Comics

The path to fatherhood

And the monkey man who says it’s all an erotic masterpiece

J. Caleb Mozzocco

Stop Forgetting to Remember:

The Autobiography of Walter Kurtz

Crown

Peter Kuper gets into the autobio comics boom with this must-read graphic novel telling large chunks of his life story or, rather, the life story of “Walter Kurtz,” his comic-book avatar/stand-in who, like Kuper, lives in New York, makes his living as a cartoonist and illustrator and is awaiting the birth of a child (while midwifing this very work into existence).

Not knowing Kuper personally, it’s hard to tell how much of Kurtz is Kuper, but it hardly matters; the work is more revelatory about the man making it than any of the various confessions about his misspent youth—which he categorizes as “(very little) sex, (way too many) drugs and rock ‘n’ roll”—his past relationships, his history of masturbation and his becoming an adult and father.

At the very least, the Kurtz conceit is more amusing, as the character essentially hosts the graphic novel, addressing readers directly, pulling out a prop pipe to tell stories and summoning settings and characters around him. Between the direct address and the marginal notes with arrows pointing out additional jokes, it’s an enormously satisfying read, the sort of story that can only be told in the comics medium, which is perhaps the best criterion by which to judge a comic.

Kuper, probably best known for his adaptations of classics The Jungle and Metamorphosis, gets his title from an observation about becoming a parent—in focusing on the present and their child’s future, too many people tend to forget their own childhood and the life that led them to that point.

The Aviary

AdHouse Books

Jamie Tanner’s deadpan absurd graphic novel is a collection of short stories which increasingly intertwine, sharing characters and plot lines until the book has evolved from a dark and fairly stand-alone twist-ending fairy tale to a labyrinthine story before your eyes as you read.

Tanner shares some of director David Lynch’s sensibility, from subject matter to storytelling style to that same vibe that radiates from Lynch’s weirdest work, the one that induces the confused feeling that maybe the work seems so strange because the creator has such a unique set of ideas that are being communicated in a highly idiosyncratic way.

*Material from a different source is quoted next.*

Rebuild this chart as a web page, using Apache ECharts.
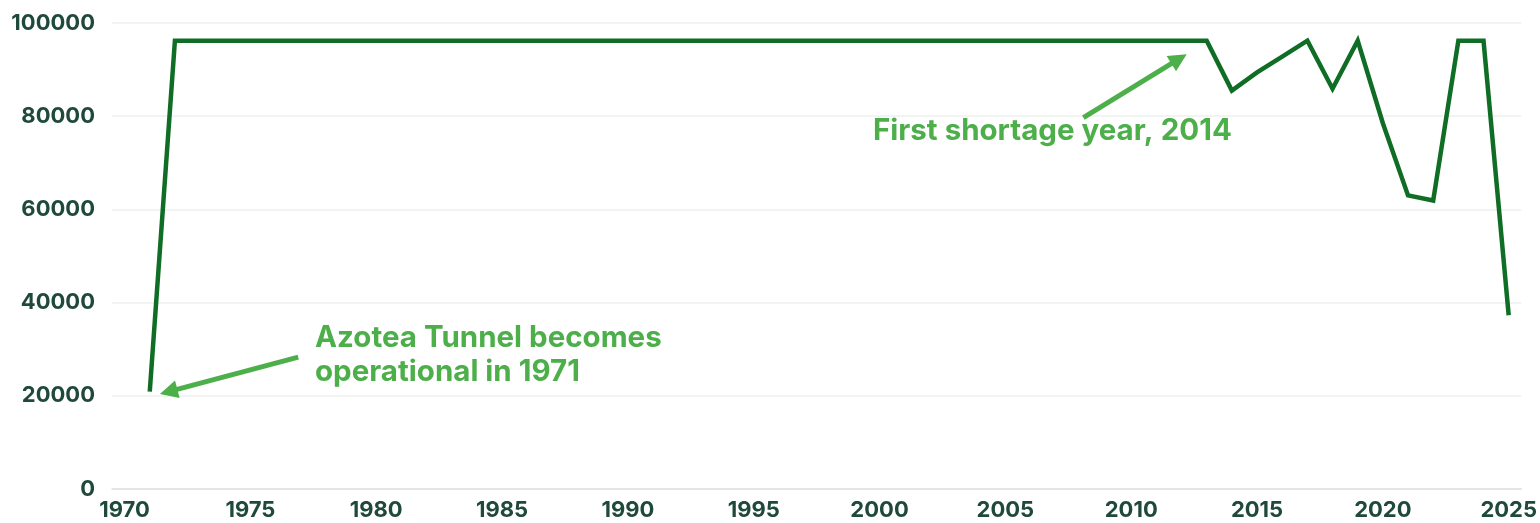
<!DOCTYPE html>
<html>
<head>
<meta charset="utf-8">
<script src="https://cdn.jsdelivr.net/npm/echarts@6/dist/echarts.min.js"></script>
<style>
  html, body { margin: 0; padding: 0; background: #fff; }
  #chart { width: 1540px; height: 523px; }
</style>
</head>
<body>
<div id="chart"></div>
<script>
// years and acre-feet
var years = [
  1971, 1972, 1973, 1974, 1975, 1976, 1977, 1978, 1979, 1980,
  1981, 1982, 1983, 1984, 1985, 1986, 1987, 1988, 1989, 1990,
  1991, 1992, 1993, 1994, 1995, 1996, 1997, 1998, 1999, 2000,
  2001, 2002, 2003, 2004, 2005, 2006, 2007, 2008, 2009, 2010,
  2011, 2012, 2013, 2014, 2015, 2016, 2017, 2018, 2019, 2020,
  2021, 2022, 2023, 2024, 2025
];
var values = [
  20900, 96200, 96200, 96200, 96200, 96200, 96200, 96200, 96200, 96200,
  96200, 96200, 96200, 96200, 96200, 96200, 96200, 96200, 96200, 96200,
  96200, 96200, 96200, 96200, 96200, 96200, 96200, 96200, 96200, 96200,
  96200, 96200, 96200, 96200, 96200, 96200, 96200, 96200, 96200, 96200,
  96200, 96200, 96200, 85500, 89400, 92800, 96200, 85900, 96200, 78500,
  63000, 61900, 96200, 96200, 37300
];
var xTicks = [1970, 1975, 1980, 1985, 1990, 1995, 2000, 2005, 2010, 2015, 2020, 2025];
var yTicks = [0, 20000, 40000, 60000, 80000, 100000];

// annotation arrows, [tail, tip] in data space
var arrowTunnel = [[1976.9, 28300], [1971.75, 20900]];
var arrowShortage = [[2008.1, 79700], [2011.9, 92300]];

var labelColor = "#1f4a3b";
var lineColor = "#106d25";
var noteColor = "#4caf4a";

var chartDom = document.getElementById("chart");
var myChart = echarts.init(chartDom);
var option;

var seriesData = years.map(function (y, i) {
  return [y, values[i]];
});

option = {
  animation: false,
  grid: {
    left: 112,
    right: 18,
    top: 23,
    bottom: 34,
    containLabel: false,
  },
  xAxis: {
    type: "value",
    min: 1969.5,
    max: 2025.5,
    axisLine: { show: true, lineStyle: { color: "#dde2df", width: 1.5 } },
    axisTick: { show: false },
    splitLine: { show: false },
    axisLabel: {
      customValues: xTicks,
      color: labelColor,
      fontFamily: "Inter",
      fontWeight: "bold",
      fontSize: 22,
      margin: 10,
      formatter: function (v) {
        return String(v);
      },
    },
  },
  yAxis: {
    type: "value",
    min: yTicks[0],
    max: yTicks[yTicks.length - 1],
    interval: 20000,
    axisLine: { show: false },
    axisTick: { show: false },
    splitLine: { lineStyle: { color: "#eef0ef", width: 1.5 } },
    axisLabel: {
      color: labelColor,
      fontFamily: "Inter",
      fontWeight: "bold",
      fontSize: 22,
      margin: 17,
      formatter: function (v) {
        return String(v);
      },
    },
  },
  graphic: [
    {
      type: "text",
      left: 873,
      top: 116,
      style: {
        text: "First shortage year, 2014",
        fill: noteColor,
        font: "bold 29.5px Inter",
      },
    },
    {
      type: "text",
      left: 315,
      top: 321,
      style: {
        text: "Azotea Tunnel becomes\noperational in 1971",
        fill: noteColor,
        font: "bold 29.5px Inter",
        lineHeight: 34,
      },
    },
  ],
  series: [
    {
      name: "Azotea Tunnel",
      type: "line",
      data: seriesData,
      showSymbol: false,
      lineStyle: { color: lineColor, width: 4.5, join: "miter" },
      markLine: {
        silent: true,
        symbol: ["none", "triangle"],
        symbolSize: [18, 18],
        label: { show: false },
        lineStyle: { color: noteColor, width: 5, type: "solid" },
        data: [
          [
            { coord: arrowTunnel[0], symbol: "none" },
            { coord: arrowTunnel[1] },
          ],
          [
            { coord: arrowShortage[0], symbol: "none" },
            { coord: arrowShortage[1] },
          ],
        ],
      },
    },
  ],
};

myChart.setOption(option);
</script>
</body>
</html>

Or that maybe he’s just f--king with you for laughs. (Tanner is a lot less stingy with the laughs, however, making me suspect the latter.)

The title comes from one of the characters who crosses into almost every story, the Quiet Bird-Man, who begins as a doll of a man with a bird’s head, but later takes different forms, always communicating with increasingly sinister blinks. Then there’s the monkey man with the pencil-thin moustache who declares everything “an erotic masterpiece,” and the cyborg penguin crime scene photographer and, well, you get the idea.

Tanner’s formally structured and reserved black and white artwork and dry delivery make for a completely straight-faced presentation. It’s hilarious, but it’s not presented as a comedy, which, of course, makes it even funnier.

Exit Wounds

Drawn and Quarterly

Israeli cartoonist Rutu Modan offers up a subtle exploration of personal and national identity, one so subtle that it works perfectly well on a purely surface level as an unlikely romance and a slice-of-life exploration of day-to-day life in Israel.

Our protagonist is Koby Franco, a young taxi driver who lives and works with his aunt and uncle, and who has long been estranged from his father, a cipher of a man.

Koby’s forced to think about his father again by Numi, a young woman his own age who believes that one of the unidentified victims of a recent bombing is actually Koby’s father, whom she was in a relationship with.

Reluctantly, he joins her search for his possibly dead but definitely missing dad, and along the way he contemplates his father’s existence and, through him, his own identity (and, if you want to look hard enough, the identity of modern Israelis and human beings in general).

Modan’s art is flat and just minimalist enough to seem effortlessly representational, and it boasts the bright, vibrant colors that give her narrative a visual pop.